Nanotube Roundup: Carbon Nanotubes in Computer Chips, Nanotubes in Solar Cells

1. From MIT, a new technique for growing carbon nanotubes should be easier to integrate with existing semiconductor manufacturing processes.

“Low Temperature Synthesis of Vertically Aligned Carbon Nanotubes with Electrical Contact to Metallic Substrates Enabled by Thermal Decomposition of the Carbon Feedstock,” Gilbert Nessim, Carl V. Thompson et al, Nano Letters, Aug. 31, 2009

Results: Researchers in the lab of MIT materials science professor Carl V. Thompson grew dense forests of crystalline carbon nanotubes on a metal surface at temperatures close to those characteristic of computer chip manufacturing. Unlike previous attempts to do the same thing, the researchers’ technique relies entirely on processes already common in the semiconductor industry. The researchers also showed that the crucial step in their procedure was to preheat the hydrocarbon gas from which the nanotubes form, before exposing the metal surface to it.

Why it matters: The transistors in computer chips are traditionally connected by tiny copper wires. But as chip circuitry shrinks and the wires become thinner, their conductivity suffers and they become more likely to fail. A simple enough manufacturing process could enable carbon nanotubes to replace the vertical wires in chips, permitting denser packing of circuits.

2. Researchers at Cornell University have made a photovoltaic cell out of a single carbon nanotube that can take advantage of more of the energy in light than conventional photovoltaics. Carbon nanotube photovoltaics can wring twice the charge from light.

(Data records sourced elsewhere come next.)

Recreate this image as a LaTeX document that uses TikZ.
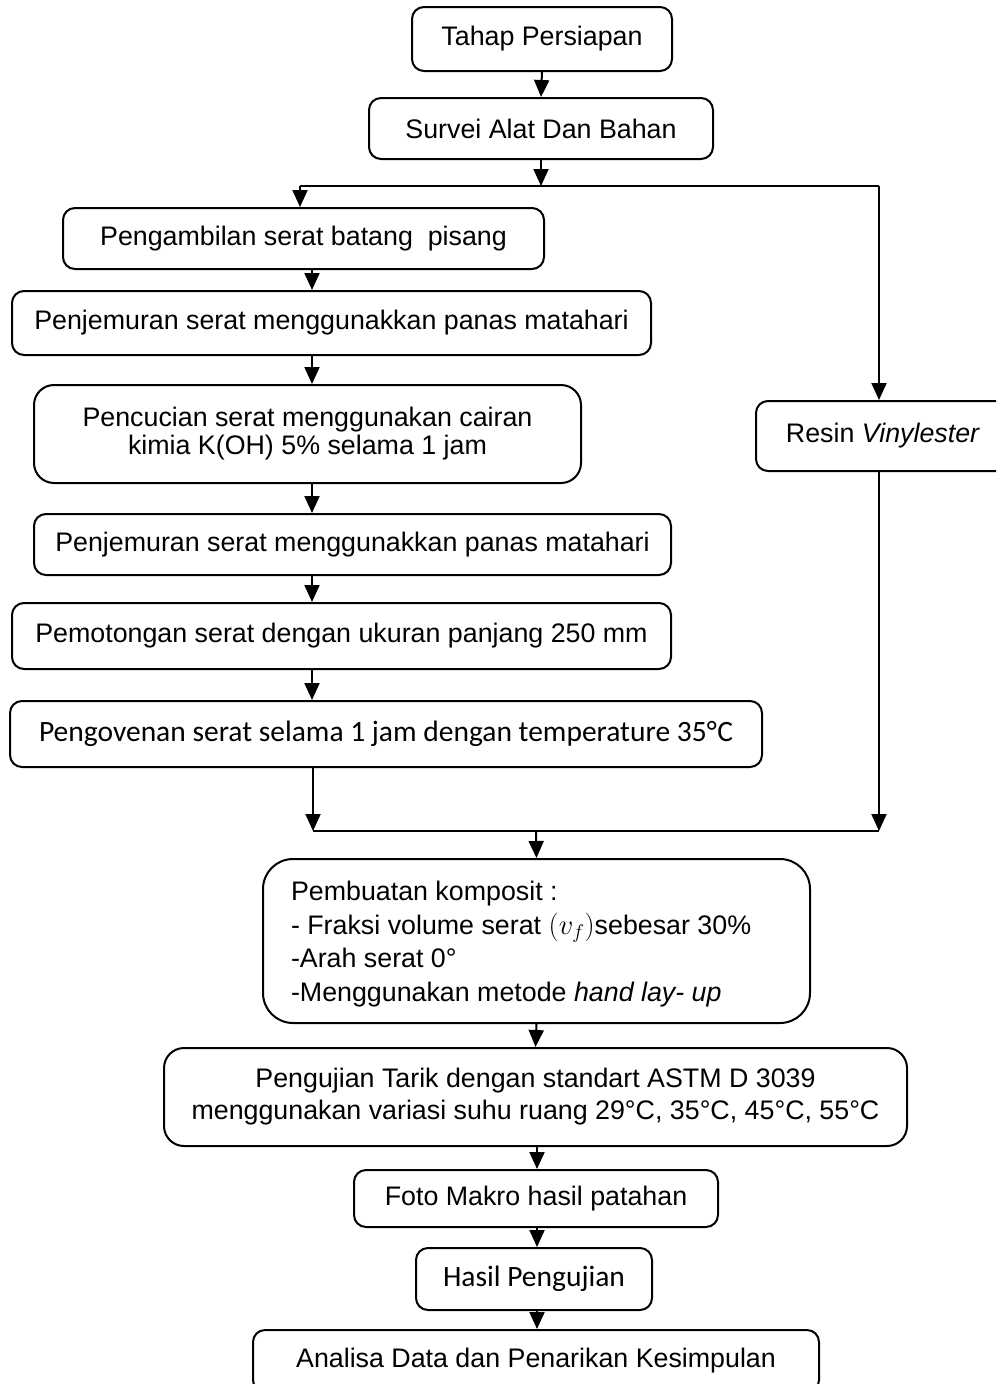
\documentclass[tikz,border=0pt]{standalone}
\usepackage{fontspec}
\setmainfont{Liberation Sans}
\newfontfamily\calibri{Carlito}
\usetikzlibrary{arrows.meta}
\begin{document}
\begin{tikzpicture}[x=1pt,y=-1pt, line width=2pt,
  box/.style={draw, rounded corners=12pt, inner sep=0pt, align=center, font=\fontsize{26.8}{30}\selectfont},
  cbox/.style={box, font=\calibri\fontsize{29.5}{34}\selectfont},
  arr/.style={-{Triangle[length=17pt,width=15pt]}}]
\clip (0,0) rectangle (996,1384);
\fill[white] (0,0) rectangle (996,1384);
% boxes
\node[box, minimum width=260pt, minimum height=64pt] (tahap) at (542,39) {Tahap Persiapan};
\node[box, minimum width=344pt, minimum height=61pt] (survei) at (541,128.5) {Survei Alat Dan Bahan};
\node[box, minimum width=481pt, minimum height=61pt] (ambil) at (303.5,238.5) {Pengambilan serat batang \ pisang};
\node[box, minimum width=639pt, minimum height=64pt] (jemur1) at (331.5,323) {Penjemuran serat menggunakkan panas matahari};
\node[box, rounded corners=20pt, minimum width=547pt, minimum height=98pt, font=\fontsize{26.8}{28}\selectfont] (cuci) at (307.5,434) {Pencucian serat menggunakan cairan\\kimia K(OH) 5\% selama 1 jam};
\node[box, minimum width=637pt, minimum height=61pt] (jemur2) at (352.5,544.5) {Penjemuran serat menggunakkan panas matahari};
\node[box, minimum width=659pt, minimum height=66pt] (potong) at (341.5,636) {Pemotongan serat dengan ukuran panjang 250 mm};
\node[cbox, minimum width=752pt, minimum height=66pt] (oven) at (386,734) {Pengovenan serat selama 1 jam dengan temperature 35°\kern0.5pt C};
\node[box, minimum width=254pt, minimum height=70pt] (resin) at (883,436) {Resin \textit{Vinylester}};
\node[box, rounded corners=30pt, minimum width=547pt, minimum height=164pt] (komp) at (536.5,941) {};
\node[anchor=west, align=left, inner sep=0pt, font=\fontsize{26.8}{33.5}\selectfont] (kompt) at (290,944) {Pembuatan komposit :\\- Fraksi volume serat $\mathsurround=0pt\scalebox{1.15}{$(v_f)$}$sebesar 30\%\\-Arah serat 0°\\-Menggunakan metode \textit{hand lay- up}};
\node[box, rounded corners=20pt, minimum width=743pt, minimum height=98pt, font=\fontsize{26.8}{32}\selectfont] (uji) at (535.5,1097) {Pengujian Tarik dengan standart ASTM D 3039\\menggunakan variasi suhu ruang 29°C, 35°C, 45°C, 55°C};
\node[box, minimum width=364pt, minimum height=57pt] (foto) at (536,1198.5) {Foto Makro hasil patahan};
\node[cbox, minimum width=236pt, minimum height=62pt] (hasil) at (534,1279) {Hasil Pengujian};
\node[box, minimum width=566pt, minimum height=62pt] (analisa) at (536,1361) {Analisa Data dan Penarikan Kesimpulan};
% coordinates
\coordinate (lsplit) at (300,186);
\coordinate (rsplit) at (879,186);
\coordinate (cl) at (312,0);
\coordinate (jl) at (313,831);
\coordinate (jr) at (879,831);
\coordinate (jm) at (536,831);
\coordinate (cm) at (537,0);
% connectors
\draw[arr] (tahap.south) -- (survei.north);
\draw[arr] (survei.south) -- (survei.south |- lsplit);
\draw (lsplit) -- (rsplit);
\draw[arr] (lsplit) -- (lsplit |- ambil.north);
\draw[arr] (rsplit) -- (rsplit |- resin.north);
\draw[arr] (ambil.south -| cl) -- (jemur1.north -| cl);
\draw[arr] (jemur1.south -| cl) -- (cuci.north -| cl);
\draw[arr] (cuci.south -| cl) -- (jemur2.north -| cl);
\draw[arr] (jemur2.south -| cl) -- (potong.north -| cl);
\draw[arr] (potong.south -| cl) -- (oven.north -| cl);
\draw[arr] (oven.south -| jl) -- (jl);
\draw (jl) -- (jr);
\draw[arr] (resin.south -| jr) -- (jr);
\draw[arr] (jm) -- (komp.north);
\draw[arr] (komp.south) -- (uji.north);
\draw[arr] (uji.south -| cm) -- (foto.north -| cm);
\draw[arr] (foto.south -| cm) -- (hasil.north -| cm);
\draw[arr] (hasil.south -| cm) -- (analisa.north -| cm);
\end{tikzpicture}
\end{document}
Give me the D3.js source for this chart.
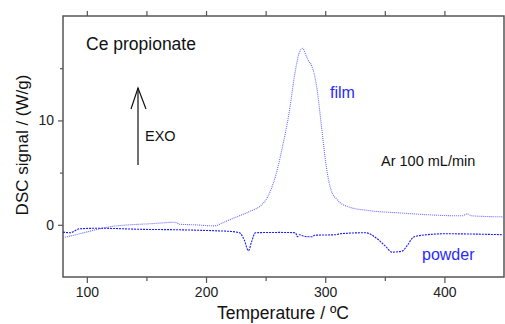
<!DOCTYPE html>
<html>
<head>
<meta charset="utf-8">
<script src="https://cdn.jsdelivr.net/npm/d3@7"></script>
<style>
body { margin: 0; background: #fff; }
text { font-family: "Liberation Sans", Arial, sans-serif; }
</style>
</head>
<body>
<div id="chart"></div>
<script>
// film curve: temperature (C), DSC signal (W/g)
var filmT = [80, 94, 111, 119, 136, 153, 174, 178, 190, 207, 216, 228, 236, 249, 259, 264, 270, 274, 278, 281, 284, 286, 288, 293, 297, 301, 305, 310, 320, 334, 362, 415, 419, 423, 449];
var filmY = [-1.24, -0.86, -0.38, -0.19, 0, 0.1, 0.24, 0.05, 0, -0.1, 0.3, 0.86, 1.24, 2.2, 4.95, 7.4, 10.95, 14.1, 16.4, 16.9, 16.2, 15.7, 15.4, 13.1, 9.3, 5.5, 3.3, 2.4, 1.7, 1.4, 1.14, 0.86, 1.05, 0.86, 0.76];

// powder curve
var powderT = [80, 86, 94, 111, 144, 178, 207, 221, 228, 232, 235.6, 238, 241.5, 262, 275, 276.7, 278.3, 281, 285, 289, 291, 309, 312, 334, 343, 351, 356, 364.5, 369, 374, 381, 401, 449];
var powderY = [-0.7, -0.76, -0.38, -0.33, -0.43, -0.48, -0.57, -0.64, -0.76, -1.43, -2.48, -1.71, -0.76, -0.73, -0.76, -1.14, -0.95, -1.05, -1.14, -1.14, -1.0, -0.95, -0.86, -0.76, -1.29, -2.1, -2.62, -2.52, -1.95, -1.19, -1.0, -0.86, -0.95];

var xMajor = [100, 200, 300, 400];
var xMinor = [150, 250, 350];
var yMajor = [0, 10];
var yMinor = [5, 15];

var w = 505, h = 324;
var mLeft = 63, mRight = 504, mTop = 16, mBottom = 277;

var svg = d3.select("#chart").append("svg")
    .attr("width", w)
    .attr("height", h);

var x = d3.scaleLinear().domain([80, 450]).range([mLeft, mRight]);
var y = d3.scaleLinear().domain([-5, 20]).range([mBottom, mTop]);

var axisColor = "#555";

function styleAxis(g) {
    g.select(".domain").remove();
    g.selectAll("line").attr("stroke", axisColor).attr("stroke-width", 1.2);
    g.selectAll("text").attr("fill", "#222").style("font-size", "14px");
}

// bottom axis
svg.append("g").attr("transform", "translate(0," + mBottom + ")")
    .call(d3.axisBottom(x).tickValues(xMajor).tickSize(6).tickPadding(4).tickFormat(d3.format("d")))
    .call(styleAxis);
svg.append("g").attr("transform", "translate(0," + mBottom + ")")
    .call(d3.axisBottom(x).tickValues(xMinor).tickSize(4).tickFormat(""))
    .call(styleAxis);

// top axis
svg.append("g").attr("transform", "translate(0," + mTop + ")")
    .call(d3.axisTop(x).tickValues(xMajor.concat(xMinor)).tickSize(5).tickFormat(""))
    .call(styleAxis);

// left axis
svg.append("g").attr("transform", "translate(" + mLeft + ",0)")
    .call(d3.axisLeft(y).tickValues(yMajor).tickSize(5).tickPadding(4).tickFormat(d3.format("d")))
    .call(styleAxis);
svg.append("g").attr("transform", "translate(" + mLeft + ",0)")
    .call(d3.axisLeft(y).tickValues(yMinor).tickSize(3).tickFormat(""))
    .call(styleAxis);

// frame
svg.append("rect")
    .attr("x", mLeft).attr("y", mTop)
    .attr("width", mRight - mLeft).attr("height", mBottom - mTop)
    .attr("fill", "none")
    .attr("stroke", axisColor)
    .attr("stroke-width", 1.5);

var line = d3.line()
    .x(function(d) { return x(d[0]); })
    .y(function(d) { return y(d[1]); })
    .curve(d3.curveMonotoneX);

svg.append("path")
    .datum(d3.zip(filmT, filmY))
    .attr("d", line)
    .attr("fill", "none")
    .attr("stroke", "#6a6aff")
    .attr("stroke-width", 1.1)
    .attr("stroke-dasharray", "1,1");

svg.append("path")
    .datum(d3.zip(powderT, powderY))
    .attr("d", line)
    .attr("fill", "none")
    .attr("stroke", "#1a1aff")
    .attr("stroke-width", 1.1)
    .attr("stroke-dasharray", "2,1");

// axis titles
svg.append("text")
    .attr("x", 283).attr("y", 319)
    .attr("text-anchor", "middle")
    .style("font-size", "17.5px")
    .attr("fill", "#111")
    .text("Temperature / ºC");

svg.append("text")
    .attr("transform", "translate(28,145) rotate(-90)")
    .attr("text-anchor", "middle")
    .style("font-size", "17px")
    .attr("fill", "#111")
    .text("DSC signal / (W/g)");

// annotations
svg.append("text").attr("x", 86).attr("y", 50)
    .style("font-size", "17.5px").attr("fill", "#111")
    .text("Ce propionate");

svg.append("text").attr("x", 145).attr("y", 141)
    .style("font-size", "14.5px").attr("fill", "#111")
    .text("EXO");

svg.append("line")
    .attr("x1", 138).attr("y1", 165).attr("x2", 138).attr("y2", 88)
    .attr("stroke", "#111").attr("stroke-width", 1.2);
svg.append("path")
    .attr("d", "M131,109 L138,88 L146,109")
    .attr("fill", "none").attr("stroke", "#111").attr("stroke-width", 1.2);

svg.append("text").attr("x", 330).attr("y", 98)
    .style("font-size", "16px").attr("fill", "#2a2aff")
    .text("film");

svg.append("text").attr("x", 381).attr("y", 166)
    .style("font-size", "14.5px").attr("fill", "#111")
    .text("Ar 100 mL/min");

svg.append("text").attr("x", 422).attr("y", 260)
    .style("font-size", "16px").attr("fill", "#2a2aff")
    .text("powder");
</script>
</body>
</html>
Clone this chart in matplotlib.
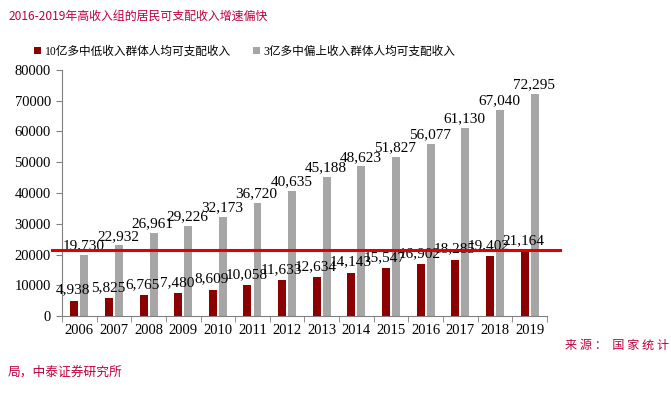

Researchers led by Paul McEuen, professor of physics at Cornell, began by putting a single nanotube in a circuit and giving it three electrical contacts called gates, one at each end and one underneath. They used the gates to apply a voltage across the nanotube, then illuminated it with light. When a photon hits the nanotube, it transfers some of its energy to an electron, which can then flow through the circuit off the nanotube. This one-photon, one-electron process is what normally happens in a solar cell. What’s unusual about the nanotube cell, says McEuen, is what happens when you put in what he calls “a big photon” — a photon whose energy is twice as big as the energy normally required to get an electron off the cell. In conventional cells, this is the energy that’s lost as heat. In the nanotube device, it kicks a second electron into the circuit. The work was described last week in the journal Science.

McEuen cautions that his work on carbon nanotube photovoltaics is fundamental. “We’ve made the world’s smallest solar cell, and that’s not necessarily a good thing,” he says. To take advantage of the nanotubes’ superefficiency, researchers will first have to develop methods for making large arrays of the diodes. “We’re not at a point where we can scale up carbon nanotubes, but that should be the ultimate goal,” says Lee, who developed the first nanotube diodes while a researcher at General Electric. It’s not clear why the nanotube photovoltaic cell offers this two-for-one energy conversion.

3. An international team studying the effects of friction on carbon nanotubes claims that friction can be cut in half when carbon nanotubes are aligned lengthwise rather than transversely.